From December it will start flying on domestic routes and to countries including Israel, Russia, Saudi Arabia, South Korea and the UAE.

The company, which was set up last year and has hitherto been selling air tickets, has been trailing the launch of flights for several months.

However, there was some confusion over its status after the Civil Aviation Agency in June denied it had issued it with an Air Operator Certificate.

The agency did not reply to an emailed request for confirmation about the status of Panorama Airways, but the airline posted a photograph of its certificate on its Instagram account.

Panorama Airways says it was set up in 2021 “as part of a large-scale project to liberalize the Republic of Uzbekistan’s civil aviation” under President Shavkat Mirziyoyev’s policy of “creating a competitive environment” in the sector.

Operating commercial flights has hitherto been the exclusive domain of Uzbekistan Airways, the state-owned flagship carrier, and a low-cost airline it set up in 2020 called Humo Air.

Uzbekistan Airways is itself slated for privatization.

It is one of 15 large companies up for sale under the privatization drive, although the deadline to complete those sales by 2023 has slipped.

The government is now trying to push ahead with its plan to sell a 51 percent stake in Uzbekistan Airways.

Panorama Airways does not list its ownership structure on its website, and the airline did not reply to an emailed request for information.

Uzbek media have named the owner of the airline’s authorized capital as one Bakhora Kodirova, who also owns the Panorama Tour agency.

There are at least two former senior executives from Uzbekistan Airways playing senior roles at the new airline.

According to information on its website, the chief executive is Aziz Safiullin, a former first deputy chairman of Uzbekistan Airways.

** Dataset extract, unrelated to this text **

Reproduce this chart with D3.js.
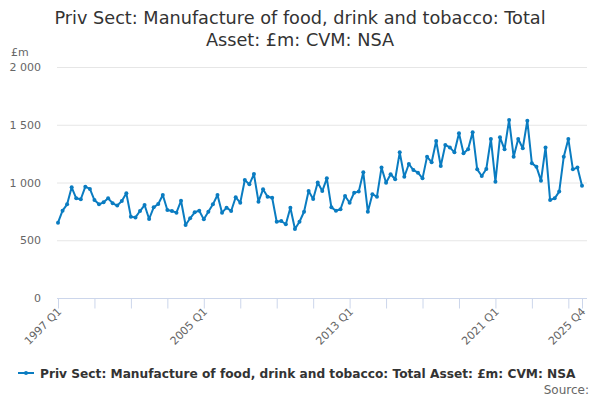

Aleksey Yaitskiy, who once headed the Uzbekistan Airways office in London, is listed as an adviser. He starred in an early advert for the airline in July, with a video filmed outside its office in Tashkent and a promise that “very soon we will start flying both within Uzbekistan and beyond its borders.”

At one time Yaitskiy appears to have had connections to the former ruling family of Islam Karimov, the dictator who led Uzbekistan until his death in 2016.

Yaitskiy used to be the representative in Dubai of a company called Silk Road Cargo, part of a network of firms belonging to Timur Tillyaev, the husband of Karimov’s daughter Lola Karimova-Tillyaeva, according to a report published in 2017 on the Tillyaevs’ wealth by The Black Sea, a Netherlands-based non-profit investigative reporting site.

In 2014 Yaitskiy was arrested in Dubai on bribery charges but was later released and allowed to leave the country.

Tillyaev's lawyer told the outlet that Yaitskiy “was not acting on behalf of the company” and that he was dismissed immediately afterwards. He went on to become the head of the Uzbekistan Airways office in London, the report said.

Joanna Lillis is a journalist based in Almaty and author of Dark Shadows: Inside the Secret World of Kazakhstan.